Bench Memos

Law & the Courts

Ninth Circuit Panel Deletes Dicta on Unconscious Bias

In its initial ruling in Yu v. Idaho State University on August 31, a Ninth Circuit panel devoted around five pages (pp. 12-16) “to clarify that evidence of unconscious bias may be probative of the factual question of intentional discrimination in a Title VI disparate treatment case.” The panel’s dictum won the applause of the Equal Justice Society, which had submitted an amicus brief on the issue (as had two other amici).

In a superseding opinion filed today, the panel deleted those five pages, presumably on the ground that they were dicta irrelevant to the panel’s ruling against the plaintiff. (The panel also deleted the footnote in its background section in which it had stated that it “appreciates the work of all amici.”)

It seems reasonable to surmise that some other judges on the Ninth Circuit objected to the dicta.

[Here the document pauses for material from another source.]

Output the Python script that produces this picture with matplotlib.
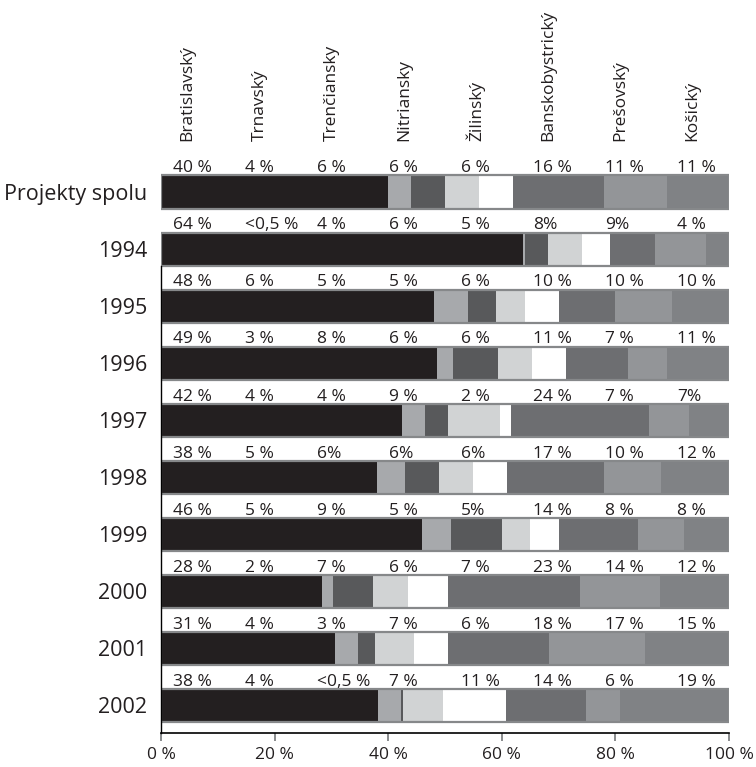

In both versions of the opinion, Judge Eric Miller explains in a concurring opinion why supposed “expert” testimony on unconscious bias “will rarely, if ever, be admissible”:

First, to be admissible, expert testimony must be helpful to the trier of fact. Because it is the role of the trier of fact to assess credibility, expert testimony is not admissible simply to tell the jury that one party’s witnesses should be believed and the other party’s should not.

That is essentially what Dr. Zorwick did here.… She … opine[d] that an observer can identify behavior that is influenced by unacknowledged stereotypes—or “aversive racism”—by looking for the “five characteristic hallmarks that tend to be present if aversive racism is at play”: (1) “the presence of a lot of ambiguity surrounding decision-making,” (2) “the use of race neutral explanations after the fact,” (3) “the expression[] of microaggressions,” (4) “really challenging interracial interactions and relationships,” and (5) “the use of post hoc justification.” Because “each of these hallmarks” was present in this case, Dr. Zorwick concluded that “Yu’s race and international status impacted the way he was treated by the faculty in the Idaho State University Clinical Psychology Program,” or, in other words, that the claims of ISU’s witnesses that they acted for race-neutral reasons should not be believed.

Second, Daubert v. Merrell Dow Pharmaceuticals, Inc. (1993), requires that before allowing scientific evidence to be presented to a jury, the district court must assess “the scientific validity . . . of the principles that underlie a proposed submission.” … Dr. Zorwick’s claimed ability to identify aversive racism does not appear to rest on the kind of tested scientific principles that the Supreme Court has demanded…. There is an extensive literature on implicit associations related to race, but studies of the phenomenon have yielded little evidence that such associations can be measured in a way that is useful for predicting biased behavior in individual cases.